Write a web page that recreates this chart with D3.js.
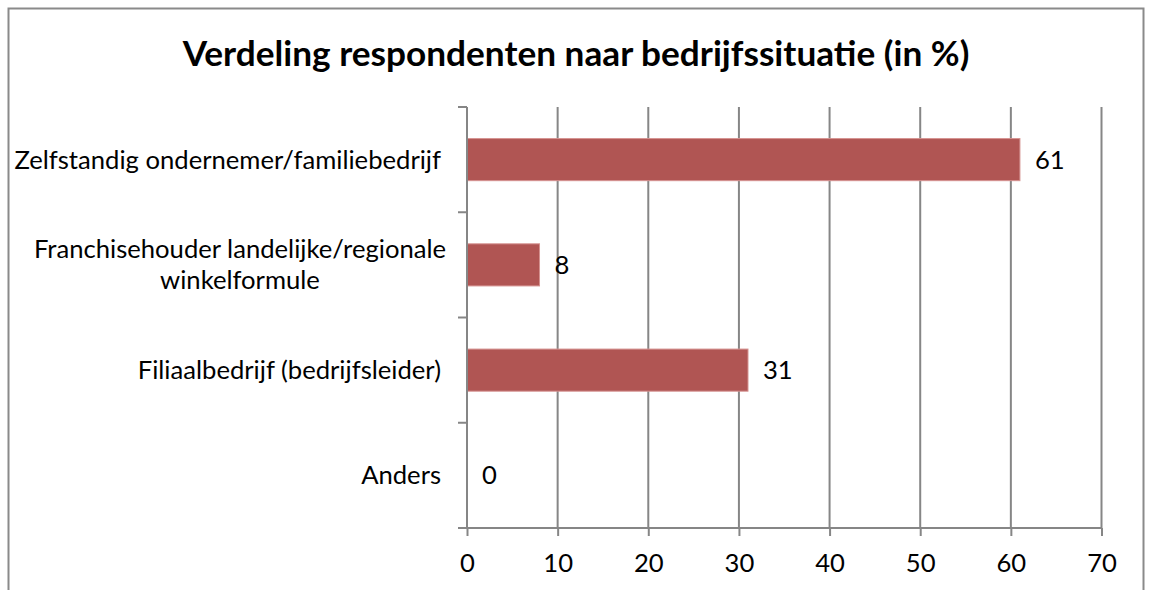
<!DOCTYPE html>
<html>
<head>
<meta charset="utf-8">
<script src="https://cdn.jsdelivr.net/npm/d3@7"></script>
<style>
  body { margin: 0; background: #fff; }
  text { font-family: Lato, "Open Sans", sans-serif; fill: #000; }
</style>
</head>
<body>
<svg id="chart" width="1150" height="590"></svg>
<script>
// data
const categories = [
    ["Zelfstandig ondernemer/familiebedrijf"],
    ["Franchisehouder landelijke/regionale", "winkelformule"],
    ["Filiaalbedrijf (bedrijfsleider)"],
    ["Anders"]
];
const values = [61, 8, 31, 0];
const xTicks = [0, 10, 20, 30, 40, 50, 60, 70];
const title = "Verdeling respondenten naar bedrijfssituatie (in %)";

const svg = d3.select("#chart");
const gridColor = "#868686";

// plot area
const plot = {left: 467, right: 1101.5, top: 107, bottom: 528};

// outer frame
svg.append("rect")
    .attr("x", 8.5).attr("y", 8.5)
    .attr("width", 1135).attr("height", 620)
    .attr("fill", "none")
    .attr("stroke", "#8a8a8a")
    .attr("stroke-width", 2);

// shrink/grow a text to a target width
function fitWidth(sel, target, start) {
    sel.style("font-size", start + "px");
    let w = sel.node().getComputedTextLength();
    let size = start * target / w;
    sel.style("font-size", size + "px");
    return size;
}

const titleText = svg.append("text")
    .attr("x", 576).attr("y", 66)
    .attr("text-anchor", "middle")
    .style("font-weight", "bold")
    .text(title);
fitWidth(titleText, 787, 30);

let x = d3.scaleLinear()
    .domain([0, 70])
    .range([plot.left, plot.right]);

let y = d3.scaleBand()
    .domain(d3.range(categories.length))
    .range([plot.top, plot.bottom])
    .paddingInner(0.6)
    .paddingOuter(0.3);

// measure a label size from the longest label
const probe = svg.append("text").text(categories[0][0]);
const labelSize = fitWidth(probe, 427, 20);
probe.remove();

// vertical grid lines
svg.append("g").selectAll("line")
    .data(xTicks.filter(d => d > 0))
    .enter().append("line")
    .attr("x1", d => x(d)).attr("x2", d => x(d))
    .attr("y1", plot.top).attr("y2", plot.bottom)
    .attr("stroke", gridColor)
    .attr("stroke-width", 2);

// bars
svg.append("g").selectAll("rect")
    .data(values)
    .enter().append("rect")
    .attr("x", x(0))
    .attr("y", (d, i) => y(i))
    .attr("width", d => x(d) - x(0))
    .attr("height", y.bandwidth())
    .attr("fill", "#b05553")
    .attr("stroke", "#d59290")
    .attr("stroke-width", 1)
    .style("display", d => d > 0 ? null : "none");

// value labels
svg.append("g").selectAll("text")
    .data(values)
    .enter().append("text")
    .attr("x", d => x(d) + 15)
    .attr("y", (d, i) => y(i) + y.bandwidth() / 2)
    .attr("dy", "0.35em")
    .style("font-size", labelSize + "px")
    .text(d => d);

// bottom axis
const xAxis = d3.axisBottom(x)
    .tickValues(xTicks)
    .tickSize(8)
    .tickPadding(18);
let gx = svg.append("g")
    .attr("transform", "translate(0," + plot.bottom + ")")
    .call(xAxis);
gx.select(".domain").attr("stroke", gridColor).attr("stroke-width", 2)
    .attr("d", "M" + plot.left + ",0H" + plot.right);
gx.selectAll(".tick line").attr("stroke", gridColor).attr("stroke-width", 2);
gx.selectAll(".tick text")
    .style("font-family", "Lato, 'Open Sans', sans-serif")
    .style("font-size", labelSize + "px")
    .attr("fill", "#000");

// left axis with ticks at band edges
const step = y.step();
const edges = d3.range(categories.length + 1).map(i => plot.top + i * step);
let gy = svg.append("g");
gy.append("line")
    .attr("x1", plot.left).attr("x2", plot.left)
    .attr("y1", plot.top).attr("y2", plot.bottom)
    .attr("stroke", gridColor).attr("stroke-width", 2);
gy.selectAll("line.tick")
    .data(edges)
    .enter().append("line")
    .attr("class", "tick")
    .attr("x1", plot.left - 9).attr("x2", plot.left)
    .attr("y1", d => d).attr("y2", d => d)
    .attr("stroke", gridColor).attr("stroke-width", 2);

// category labels
let lab = svg.append("g").selectAll("text")
    .data(categories)
    .enter().append("text")
    .style("font-size", labelSize + "px");
lab.each(function (d, i) {
    let t = d3.select(this);
    let cy = y(i) + y.bandwidth() / 2;
    let lh = 31;
    if (d.length === 1) {
        t.attr("x", 441).attr("y", cy).attr("dy", "0.35em")
            .attr("text-anchor", "end").text(d[0]);
    } else {
        t.attr("text-anchor", "middle");
        d.forEach((line, k) => {
            t.append("tspan")
                .attr("x", 240)
                .attr("y", cy + (k - (d.length - 1) / 2) * lh)
                .attr("dy", "0.35em")
                .text(line);
        });
    }
});
</script>
</body>
</html>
• • • • •
== Short problem ==
Within the data above, count the lines that contain the string "this"; the reply is the number alone.

== Answer to the exercise ==
2